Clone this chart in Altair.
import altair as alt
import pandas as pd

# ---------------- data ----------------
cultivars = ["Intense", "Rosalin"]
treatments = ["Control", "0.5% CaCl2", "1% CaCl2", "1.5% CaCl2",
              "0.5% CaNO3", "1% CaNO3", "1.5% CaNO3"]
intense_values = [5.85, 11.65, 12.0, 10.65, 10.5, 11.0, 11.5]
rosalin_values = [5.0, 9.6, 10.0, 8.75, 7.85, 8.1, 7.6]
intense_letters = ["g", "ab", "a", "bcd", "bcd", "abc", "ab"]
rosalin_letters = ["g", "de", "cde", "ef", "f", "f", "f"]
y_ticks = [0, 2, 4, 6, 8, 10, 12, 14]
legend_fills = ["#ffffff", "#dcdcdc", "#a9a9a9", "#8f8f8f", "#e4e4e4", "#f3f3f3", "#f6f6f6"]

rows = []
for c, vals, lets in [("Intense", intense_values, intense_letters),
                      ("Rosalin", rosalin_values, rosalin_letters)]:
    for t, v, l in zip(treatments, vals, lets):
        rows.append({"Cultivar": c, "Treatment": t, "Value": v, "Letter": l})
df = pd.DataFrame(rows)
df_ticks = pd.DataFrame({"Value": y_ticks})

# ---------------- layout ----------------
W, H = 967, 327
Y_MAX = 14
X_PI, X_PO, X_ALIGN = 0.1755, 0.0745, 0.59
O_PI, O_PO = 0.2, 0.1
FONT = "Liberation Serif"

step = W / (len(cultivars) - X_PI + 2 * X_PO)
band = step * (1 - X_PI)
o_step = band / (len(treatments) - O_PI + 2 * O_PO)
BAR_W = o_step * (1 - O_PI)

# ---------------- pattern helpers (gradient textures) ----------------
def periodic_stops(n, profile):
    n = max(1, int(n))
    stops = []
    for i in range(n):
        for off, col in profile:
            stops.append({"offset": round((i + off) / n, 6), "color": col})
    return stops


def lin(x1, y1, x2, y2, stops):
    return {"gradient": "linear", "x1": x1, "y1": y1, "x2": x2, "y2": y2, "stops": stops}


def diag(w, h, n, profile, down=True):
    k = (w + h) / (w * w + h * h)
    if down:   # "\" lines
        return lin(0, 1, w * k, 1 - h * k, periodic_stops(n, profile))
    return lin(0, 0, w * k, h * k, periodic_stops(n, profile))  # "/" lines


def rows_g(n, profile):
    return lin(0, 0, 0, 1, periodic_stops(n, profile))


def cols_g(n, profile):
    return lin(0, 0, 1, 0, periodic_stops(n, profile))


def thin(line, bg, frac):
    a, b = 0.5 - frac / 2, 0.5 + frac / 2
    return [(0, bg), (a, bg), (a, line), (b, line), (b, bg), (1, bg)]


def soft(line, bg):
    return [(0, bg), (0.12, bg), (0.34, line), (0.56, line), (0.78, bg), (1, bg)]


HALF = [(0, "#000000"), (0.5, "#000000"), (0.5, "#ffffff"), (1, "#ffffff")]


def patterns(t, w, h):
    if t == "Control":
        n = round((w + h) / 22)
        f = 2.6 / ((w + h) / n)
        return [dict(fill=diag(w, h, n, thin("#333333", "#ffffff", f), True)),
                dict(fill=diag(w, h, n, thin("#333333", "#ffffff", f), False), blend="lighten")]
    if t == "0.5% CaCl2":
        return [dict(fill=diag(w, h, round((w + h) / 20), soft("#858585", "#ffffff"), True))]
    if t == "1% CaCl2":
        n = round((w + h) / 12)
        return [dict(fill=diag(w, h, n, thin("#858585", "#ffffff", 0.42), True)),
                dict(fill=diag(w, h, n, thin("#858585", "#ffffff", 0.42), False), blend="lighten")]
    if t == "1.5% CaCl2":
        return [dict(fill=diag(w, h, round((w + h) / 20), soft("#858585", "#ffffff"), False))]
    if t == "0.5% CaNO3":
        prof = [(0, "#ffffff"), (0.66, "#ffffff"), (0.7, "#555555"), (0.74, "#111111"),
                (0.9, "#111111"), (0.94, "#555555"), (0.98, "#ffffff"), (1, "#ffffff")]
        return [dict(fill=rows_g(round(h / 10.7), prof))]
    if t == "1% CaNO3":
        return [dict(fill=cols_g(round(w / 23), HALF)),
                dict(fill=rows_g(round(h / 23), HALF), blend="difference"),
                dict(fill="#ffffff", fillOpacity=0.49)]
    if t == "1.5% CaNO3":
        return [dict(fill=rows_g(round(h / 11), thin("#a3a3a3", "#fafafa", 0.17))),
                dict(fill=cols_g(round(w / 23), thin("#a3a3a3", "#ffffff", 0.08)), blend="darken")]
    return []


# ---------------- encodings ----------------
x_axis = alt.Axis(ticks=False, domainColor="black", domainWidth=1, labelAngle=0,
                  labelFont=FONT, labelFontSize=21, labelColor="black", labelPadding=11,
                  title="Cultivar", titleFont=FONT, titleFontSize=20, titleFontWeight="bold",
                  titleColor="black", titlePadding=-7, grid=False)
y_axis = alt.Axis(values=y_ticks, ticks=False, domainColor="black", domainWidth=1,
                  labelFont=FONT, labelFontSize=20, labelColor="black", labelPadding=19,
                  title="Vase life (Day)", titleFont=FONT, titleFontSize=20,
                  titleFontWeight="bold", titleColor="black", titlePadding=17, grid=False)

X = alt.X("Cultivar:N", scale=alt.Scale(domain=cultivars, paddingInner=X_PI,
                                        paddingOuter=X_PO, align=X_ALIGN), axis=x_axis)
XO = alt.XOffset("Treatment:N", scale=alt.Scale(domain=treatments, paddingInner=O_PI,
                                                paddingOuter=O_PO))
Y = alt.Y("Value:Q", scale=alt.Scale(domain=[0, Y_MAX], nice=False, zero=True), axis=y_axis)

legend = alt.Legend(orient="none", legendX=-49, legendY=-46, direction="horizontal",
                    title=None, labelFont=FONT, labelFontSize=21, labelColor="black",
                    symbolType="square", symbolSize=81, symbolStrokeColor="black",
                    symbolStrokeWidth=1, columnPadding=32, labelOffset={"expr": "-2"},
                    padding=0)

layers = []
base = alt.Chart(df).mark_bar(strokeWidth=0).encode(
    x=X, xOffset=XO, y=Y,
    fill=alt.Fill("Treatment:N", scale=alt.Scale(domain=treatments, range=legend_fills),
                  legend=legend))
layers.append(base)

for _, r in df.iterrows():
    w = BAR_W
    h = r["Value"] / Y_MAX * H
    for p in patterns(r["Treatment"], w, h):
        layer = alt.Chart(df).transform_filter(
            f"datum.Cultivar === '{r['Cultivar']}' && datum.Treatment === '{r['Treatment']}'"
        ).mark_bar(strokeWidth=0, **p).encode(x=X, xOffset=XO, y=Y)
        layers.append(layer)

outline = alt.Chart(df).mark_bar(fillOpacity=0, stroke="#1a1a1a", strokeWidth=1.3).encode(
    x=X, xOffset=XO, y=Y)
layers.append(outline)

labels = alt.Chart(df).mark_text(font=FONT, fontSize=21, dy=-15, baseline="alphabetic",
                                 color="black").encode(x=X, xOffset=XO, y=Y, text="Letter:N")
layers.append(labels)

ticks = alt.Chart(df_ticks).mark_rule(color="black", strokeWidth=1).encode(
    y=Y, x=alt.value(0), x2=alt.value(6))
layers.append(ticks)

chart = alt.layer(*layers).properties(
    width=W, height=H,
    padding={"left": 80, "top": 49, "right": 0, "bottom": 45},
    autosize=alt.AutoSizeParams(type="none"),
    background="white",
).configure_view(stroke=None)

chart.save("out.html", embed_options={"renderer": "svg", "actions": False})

## [Required work]
Return the opening line of the data and every line after it through the line containing "import pandas as pd", please, exactly as written and with nothing added.

## [Answer for this exercise]
Clone this chart in Altair.
import altair as alt
import pandas as pd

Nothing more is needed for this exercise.